La scrittrice e La canzone di Achille
E concludiamo con un altro romanzo, che ci porta ad una leggenda antica che si perde non solo nella memoria dell’umanità, ma anche nelle reminiscenze scolastiche, quando in classe studiavamo il mito di Achille e il suo rapporto con Patroclo. Ma, per stavolta, «dimenticate Troia, gli scenari di guerra, i duelli, il sangue, la morte». Così leggiamo sulla presentazione del libro. «Dimenticate la violenza e le stragi, la crudeltà e l’orrore». Cosa resta, allora? Resta l’amore.

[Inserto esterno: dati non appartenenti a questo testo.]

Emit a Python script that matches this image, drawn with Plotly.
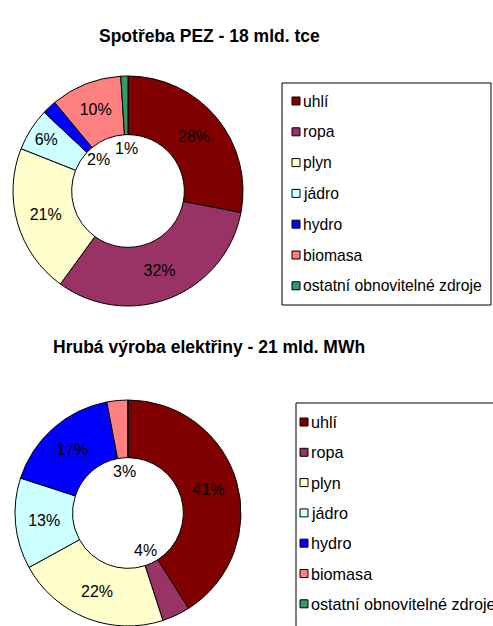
import numpy as np
import plotly.graph_objects as go

# ---- data ----
categories = ["uhlí", "ropa", "plyn", "jádro", "hydro", "biomasa", "ostatní obnovitelné zdroje"]
colors = ["#800000", "#993366", "#FFFFCC", "#CCFFFF", "#0000FF", "#FF8080", "#339966"]
pez_values = [28, 32, 21, 6, 2, 10, 1]          # Spotřeba PEZ - 18 mld. tce
elec_values = [41, 4, 22, 13, 17, 3, 0]         # Hrubá výroba elektřiny - 21 mld. MWh
titles = ["Spotřeba PEZ - 18 mld. tce", "Hrubá výroba elektřiny - 21 mld. MWh"]

W, H = 493, 626
FONT = "Liberation Sans, Arial, sans-serif"
HOLE = 0.49
SMALL = 5  # slices below this get their label placed in the hole

fig = go.Figure()
shapes = []
annotations = []


def px(x):
    return x / W


def py(y):
    return 1 - y / H


def add_donut(values, ydom_px, xdom_px):
    x0, x1 = xdom_px
    y0, y1 = ydom_px  # pixel, top-down
    cx = (x0 + x1) / 2
    cy = (y0 + y1) / 2
    R = min(x1 - x0, y1 - y0) / 2
    txt = [f"{v}%" if v >= SMALL else "" for v in values]
    fig.add_trace(go.Pie(
        labels=categories, values=values, text=txt, textinfo="text",
        marker=dict(colors=colors, line=dict(color="black", width=1)),
        hole=HOLE, sort=False, direction="clockwise", rotation=0,
        textposition="inside", insidetextorientation="horizontal",
        textfont=dict(family=FONT, size=16, color="black"),
        domain=dict(x=[px(x0), px(x1)], y=[max(0, py(y1)), min(1, py(y0))]),
        showlegend=False, hoverinfo="label+percent",
    ))
    total = float(sum(values))
    cum = np.cumsum([0] + list(values))
    rl = 0.37 * R
    for i, v in enumerate(values):
        if 0 < v < SMALL:
            th = 2 * np.pi * (cum[i] + v / 2) / total
            ax = cx + rl * np.sin(th)
            ay = cy - rl * np.cos(th)
            annotations.append(dict(x=px(ax), y=py(ay), xref="paper", yref="paper",
                                    xanchor="center", yanchor="middle",
                                    text=f"{v}%", showarrow=False,
                                    font=dict(family=FONT, size=16, color="black")))


def add_legend(box, marker_x, text_x, y_first, step, fsize):
    bx0, by0, bx1, by1 = box
    shapes.append(dict(type="rect", xref="paper", yref="paper",
                       x0=px(bx0), x1=px(bx1), y0=py(by1), y1=py(by0),
                       line=dict(color="black", width=1), fillcolor="rgba(0,0,0,0)"))
    for i, (c, lab) in enumerate(zip(colors, categories)):
        yc = y_first + i * step
        shapes.append(dict(type="rect", xref="paper", yref="paper",
                           x0=px(marker_x), x1=px(marker_x + 8),
                           y0=py(yc + 4), y1=py(yc - 4),
                           line=dict(color="black", width=1), fillcolor=c))
        annotations.append(dict(x=px(text_x), y=py(yc), xref="paper", yref="paper",
                                xanchor="left", yanchor="middle", text=lab,
                                showarrow=False,
                                font=dict(family=FONT, size=fsize, color="black")))


# top chart
add_donut(pez_values, (76, 306), (13, 243))
add_legend((282, 83, 491, 305), 292, 300.5, 101, 30.8, 15.7)
annotations.append(dict(x=px(209), y=py(24), xref="paper", yref="paper", text=f"<b>{titles[0]}</b>",
                        showarrow=False, font=dict(family=FONT, size=17.5, color="black")))

# bottom chart
add_donut(elec_values, (400, 626), (13, 243))
add_legend((296, 403, 540, 660), 300, 308.5, 422, 30.3, 16.2)
annotations.append(dict(x=px(209), y=py(347), xref="paper", yref="paper", text=f"<b>{titles[1]}</b>",
                        showarrow=False, font=dict(family=FONT, size=17.5, color="black")))

fig.update_layout(
    width=W, height=H, margin=dict(l=0, r=0, t=0, b=0),
    paper_bgcolor="white", plot_bgcolor="white",
    shapes=shapes, annotations=annotations,
    font=dict(family=FONT, color="black"),
)

fig.write_html("out.html", config={"displayModeBar": False},
               post_script="document.body.style.margin='0';document.body.style.overflow='hidden';")
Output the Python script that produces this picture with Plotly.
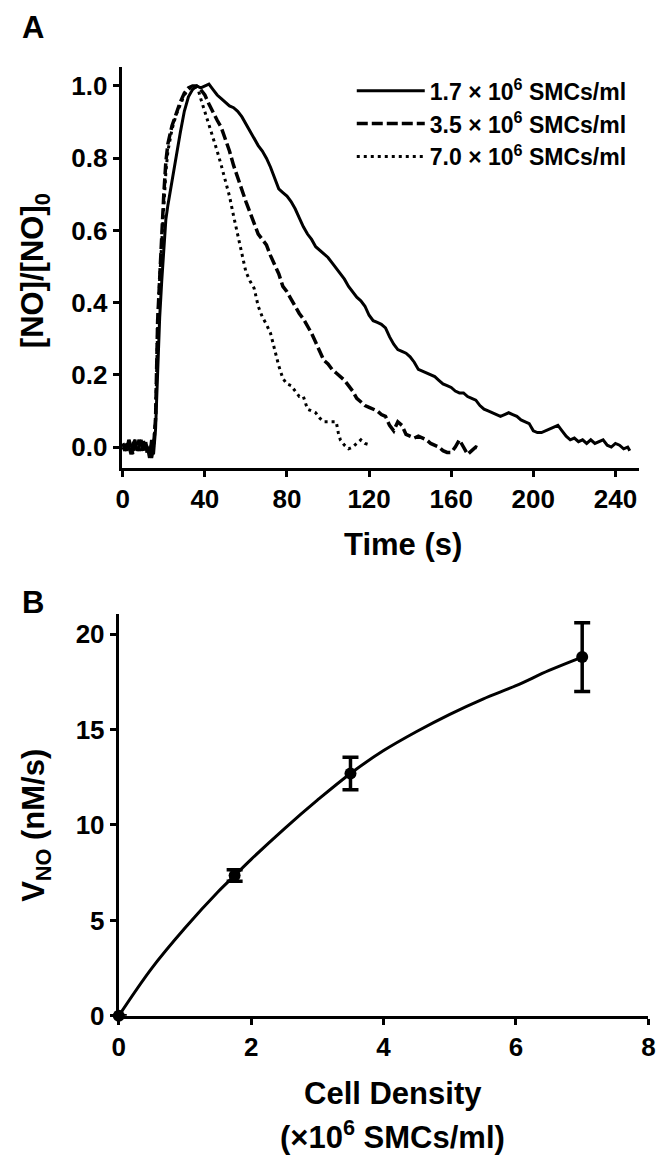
import plotly.graph_objects as go

# ---------------- Panel A data ----------------
t_17 = [0,1,2,3,4,5,6,7,8,9,10,11,12,13,14,15,16,17,18,19,20,21,22,24,26,28,30,32,34,36,38,40,42,44,46,48,50,52,54,56,58,60,62,64,66,68,70,72,74,76,78,80,82,84,86,88,90,92,94,96,98,100,102,104,106,108,110,112,114,116,118,120,122,124,126,128,130,132,134,136,138,140,142,144,146,148,150,152,154,156,158,160,162,164,166,168,170,172,174,176,178,180,182,184,186,188,190,192,194,196,198,200,202,204,206,208,210,212,214,216,218,220,222,224,226,228,230,232,234,236,238,240,242,244,246,247]
v_17 = [0.0,-0.01,0.01,0.0,-0.02,0.01,0.02,-0.01,0.0,0.02,-0.01,0.01,0.0,-0.03,0.02,-0.02,0.05,0.22,0.36,0.46,0.56,0.63,0.67,0.74,0.80,0.87,0.93,0.97,0.99,1.0,0.995,1.0,1.005,0.99,0.975,0.965,0.955,0.945,0.94,0.93,0.915,0.895,0.875,0.855,0.835,0.82,0.80,0.775,0.745,0.715,0.705,0.695,0.68,0.66,0.635,0.61,0.59,0.575,0.555,0.545,0.535,0.525,0.51,0.495,0.48,0.465,0.445,0.43,0.415,0.405,0.39,0.365,0.35,0.345,0.34,0.33,0.305,0.285,0.27,0.265,0.26,0.25,0.235,0.215,0.21,0.205,0.2,0.195,0.185,0.175,0.17,0.165,0.155,0.15,0.15,0.14,0.135,0.13,0.115,0.105,0.1,0.095,0.09,0.085,0.09,0.095,0.09,0.085,0.075,0.07,0.065,0.045,0.04,0.04,0.045,0.05,0.055,0.06,0.045,0.03,0.02,0.025,0.015,0.02,0.01,0.02,0.01,0.015,0.02,0.005,0.0,0.01,0.005,-0.005,0.0,-0.01]

t_35 = [0,1,2,3,4,5,6,7,8,9,10,11,12,13,14,15,16,17,18,19,20,21,22,24,26,28,30,32,34,36,38,40,42,44,46,48,50,52,54,56,58,60,62,64,66,68,70,72,74,76,78,80,82,84,86,88,90,92,94,96,98,100,102,104,106,108,110,112,114,116,118,120,122,124,126,128,130,132,134,136,138,140,142,144,146,148,150,152,154,156,158,160,162,164,166,168,170,172,174]
v_35 = [0.01,0.0,-0.01,0.02,0.0,-0.01,0.01,0.0,0.02,-0.01,0.01,0.02,-0.02,0.0,-0.03,0.0,0.08,0.35,0.48,0.58,0.70,0.79,0.84,0.89,0.925,0.955,0.98,0.995,1.0,1.0,0.99,0.975,0.95,0.925,0.905,0.885,0.855,0.82,0.78,0.745,0.71,0.68,0.65,0.62,0.59,0.575,0.56,0.53,0.505,0.48,0.445,0.43,0.41,0.39,0.37,0.355,0.335,0.315,0.29,0.265,0.24,0.23,0.215,0.205,0.195,0.185,0.17,0.155,0.135,0.125,0.115,0.11,0.105,0.10,0.09,0.085,0.06,0.045,0.07,0.06,0.035,0.03,0.025,0.03,0.025,0.02,0.01,0.005,0.0,-0.01,-0.015,-0.015,0.0,0.02,0.0,-0.02,-0.01,0.0,-0.005]

t_70 = [0,1,2,3,4,5,6,7,8,9,10,11,12,13,14,15,16,17,18,19,20,21,22,24,26,28,30,32,34,36,37,38,40,42,44,46,48,50,52,54,56,58,60,62,64,66,68,70,72,74,76,78,80,82,84,86,88,90,92,94,96,98,100,102,104,105,106,108,110,112,114,116,118,120,121]
v_70 = [0.0,0.01,-0.01,0.0,0.01,-0.02,0.0,0.01,-0.01,0.0,0.02,0.0,-0.01,-0.02,0.01,0.0,0.08,0.33,0.47,0.57,0.68,0.76,0.82,0.88,0.92,0.95,0.975,0.99,1.0,0.995,0.985,0.965,0.93,0.89,0.855,0.82,0.78,0.74,0.695,0.64,0.585,0.53,0.485,0.46,0.44,0.39,0.36,0.34,0.315,0.27,0.225,0.19,0.175,0.17,0.155,0.14,0.14,0.105,0.10,0.095,0.08,0.07,0.07,0.07,0.07,0.04,0.02,0.005,-0.005,0.0,0.01,0.02,0.01,0.008,0.005]

series_names = ["1.7 × 10<sup>6</sup> SMCs/ml",
                "3.5 × 10<sup>6</sup> SMCs/ml",
                "7.0 × 10<sup>6</sup> SMCs/ml"]

a_xticks = [0, 40, 80, 120, 160, 200, 240]
a_yticks = [0.0, 0.2, 0.4, 0.6, 0.8, 1.0]

# ---------------- Panel B data ----------------
density = [0.0, 1.75, 3.5, 7.0]
v_no = [0.0, 7.35, 12.7, 18.8]
v_no_err = [0.0, 0.3, 0.85, 1.8]

fit_x = [0.0, 0.5, 1.0, 1.5, 1.75, 2.0, 2.5, 3.0, 3.5, 4.0, 4.5, 5.0, 5.5, 6.0, 6.5, 7.0]
fit_y = [0.0, 2.5, 4.6, 6.5, 7.35, 8.2, 9.8, 11.3, 12.7, 13.9, 14.9, 15.8, 16.6, 17.3, 18.1, 18.8]

b_xticks = [0, 2, 4, 6, 8]
b_yticks = [0, 5, 10, 15, 20]

# ---------------- Figure ----------------
W, H = 666, 1164
FONT = "Liberation Sans, Arial, Helvetica, sans-serif"

def px_x(p):
    return p / W

def px_y(p):
    return 1 - p / H

fig = go.Figure()

fig.add_trace(go.Scatter(x=t_17, y=v_17, mode="lines", name=series_names[0],
                         line=dict(color="black", width=3, dash="solid"),
                         legendgroup="a", xaxis="x", yaxis="y"))
fig.add_trace(go.Scatter(x=t_35, y=v_35, mode="lines", name=series_names[1],
                         line=dict(color="black", width=3.5, dash="11px,4px"),
                         legendgroup="b", xaxis="x", yaxis="y"))
fig.add_trace(go.Scatter(x=t_70, y=v_70, mode="lines", name=series_names[2],
                         line=dict(color="black", width=3, dash="3px,4px"),
                         legendgroup="c", xaxis="x", yaxis="y"))

fig.add_trace(go.Scatter(x=fit_x, y=fit_y, mode="lines", line_shape="spline",
                         line=dict(color="black", width=3),
                         showlegend=False, xaxis="x2", yaxis="y2", cliponaxis=False))
fig.add_trace(go.Scatter(x=density, y=v_no, mode="markers",
                         marker=dict(color="black", size=12, symbol="circle"),
                         error_y=dict(type="data", array=v_no_err, visible=True,
                                      color="black", thickness=3.5, width=8),
                         showlegend=False, xaxis="x2", yaxis="y2", cliponaxis=False))

axis_common = dict(showline=True, linewidth=3, linecolor="black", ticks="outside",
                   ticklen=6, tickwidth=3, tickcolor="black", showgrid=False,
                   zeroline=False,
                   tickfont=dict(family=FONT, size=26, color="black", weight="bold"))

fig.update_layout(
    width=W, height=H,
    margin=dict(l=0, r=0, t=0, b=0),
    paper_bgcolor="white", plot_bgcolor="white",
    showlegend=True,
    legend=dict(x=px_x(344), y=px_y(62), xanchor="left", yanchor="top",
                font=dict(family=FONT, size=23, color="black", weight="bold"),
                bgcolor="rgba(0,0,0,0)", tracegroupgap=0, itemwidth=68),
    xaxis=dict(domain=[px_x(109), px_x(637)], range=[-0.5, 251.3],
               tickvals=a_xticks, anchor="y", **axis_common),
    yaxis=dict(domain=[px_y(466), px_y(60)], range=[-0.058, 1.052],
               tickvals=a_yticks, tickformat=".1f", anchor="x", **axis_common),
    xaxis2=dict(domain=[px_x(106), px_x(647)], range=[0, 8],
                tickvals=b_xticks, anchor="y2", **axis_common),
    yaxis2=dict(domain=[px_y(1021), px_y(614)], range=[0, 21.05],
                tickvals=b_yticks, anchor="x2", **axis_common),
)

title_font = dict(family=FONT, size=31, color="black", weight="bold")
letter_font = dict(family=FONT, size=31, color="black", weight="bold")
annotations = [
    dict(text="A", x=px_x(5), y=px_y(20), xanchor="left", yanchor="middle", font=letter_font),
    dict(text="B", x=px_x(5), y=px_y(602), xanchor="left", yanchor="middle", font=letter_font),
    dict(text="Time (s)", x=px_x(396), y=px_y(543), xanchor="center", yanchor="middle",
         font=title_font),
    dict(text="[NO]/[NO]<sub>0</sub>", x=px_x(20), y=px_y(266), xanchor="center",
         yanchor="middle", textangle=-90, font=title_font),
    dict(text="V<sub>NO</sub> (nM/s)", x=px_x(22), y=px_y(828), xanchor="center",
         yanchor="middle", textangle=-90, font=title_font),
    dict(text="Cell Density", x=px_x(386), y=px_y(1100), xanchor="center",
         yanchor="middle", font=title_font),
    dict(text="(×10<sup>6</sup> SMCs/ml)", x=px_x(386), y=px_y(1142), xanchor="center",
         yanchor="middle", font=title_font),
]
for a in annotations:
    a.update(xref="paper", yref="paper", showarrow=False)
fig.update_layout(annotations=annotations)

fig.write_html("out.html")
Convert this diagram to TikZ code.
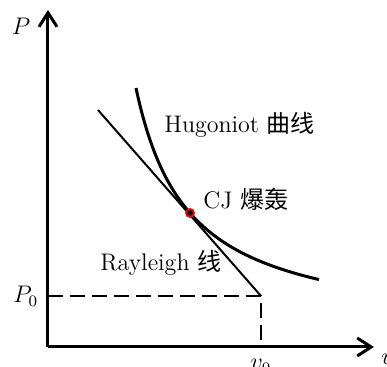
\documentclass[tikz,border=0pt]{standalone}
\usepackage{fontspec}
\newfontfamily\cjk{Noto Sans CJK SC}
\usetikzlibrary{arrows.meta}
\begin{document}
\begin{tikzpicture}[x=0.5pt,y=-0.5pt,
  axis/.style={line width=1.5pt,-{Straight Barb[length=7pt,width=9pt,line width=1.5pt]}},
  dashline/.style={line width=1pt,dash pattern=on 7.5pt off 3.5pt},
  lbl/.style={font=\large,inner sep=0pt}]
\useasboundingbox (0,0) rectangle (387,367);
\coordinate (O) at (48,347);
\coordinate (Ytop) at (48,10);
\coordinate (Xend) at (374,347);
\coordinate (A) at (261,296);
\coordinate (Ay) at (48,296);
\coordinate (Ax) at (261,347);
\coordinate (R1) at (98,110);
\coordinate (CJ) at (190,213);
\draw[dashline] (Ay) -- (A) -- (Ax);
\draw[axis] (O) -- (Ytop);
\draw[axis] (O) -- (Xend);
\draw[line width=1pt] (R1) -- (A);
\draw[line width=1.5pt] plot[domain=136:319,samples=80,smooth] (\x,{334.5-12940/(\x-83.5)});
\node[circle,draw=red,fill=black,line width=0.9pt,minimum size=4pt,inner sep=0pt] (cjp) at (CJ) {};
\node[lbl,anchor=base] (lP) at (21,35) {$P$};
\node[lbl,anchor=base west] (lP0) at (13,303) {$P_0$};
\node[lbl,anchor=base] (lv0) at (261,370) {$v_0$};
\node[lbl,anchor=base west] (lv) at (381,365) {$v$};
\node[lbl,anchor=base west] (lH) at (164,133) {Hugoniot {\cjk 曲线}};
\node[lbl,anchor=base west] (lCJ) at (203,209) {CJ {\cjk 爆轰}};
\node[lbl,anchor=base west] (lR) at (100,271) {Rayleigh {\cjk 线}};
\end{tikzpicture}
\end{document}
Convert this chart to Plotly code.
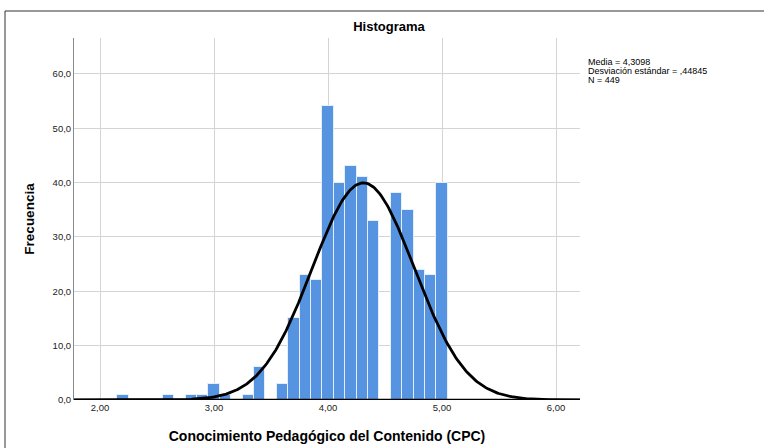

Seguiamo, insieme a Madeline Miller, con La canzone di Achille pubblicato per Marsilio, «il cammino di due giovani, amici prima e poi amanti e infine anche compagni d’arme». L’autrice, insomma, recupera la piena umanità di «due giovani splendidi per gioventù e bellezza, destinati a concludere la loro vita sulla pianura troiana e a rimanere uniti per sempre con le ceneri mischiate in una sola, preziosissima urna». Una storia che promette di essere struggente e, come l’Iliade da cui è tratta liberamente, ugualmente destinata ad andare oltre la morte.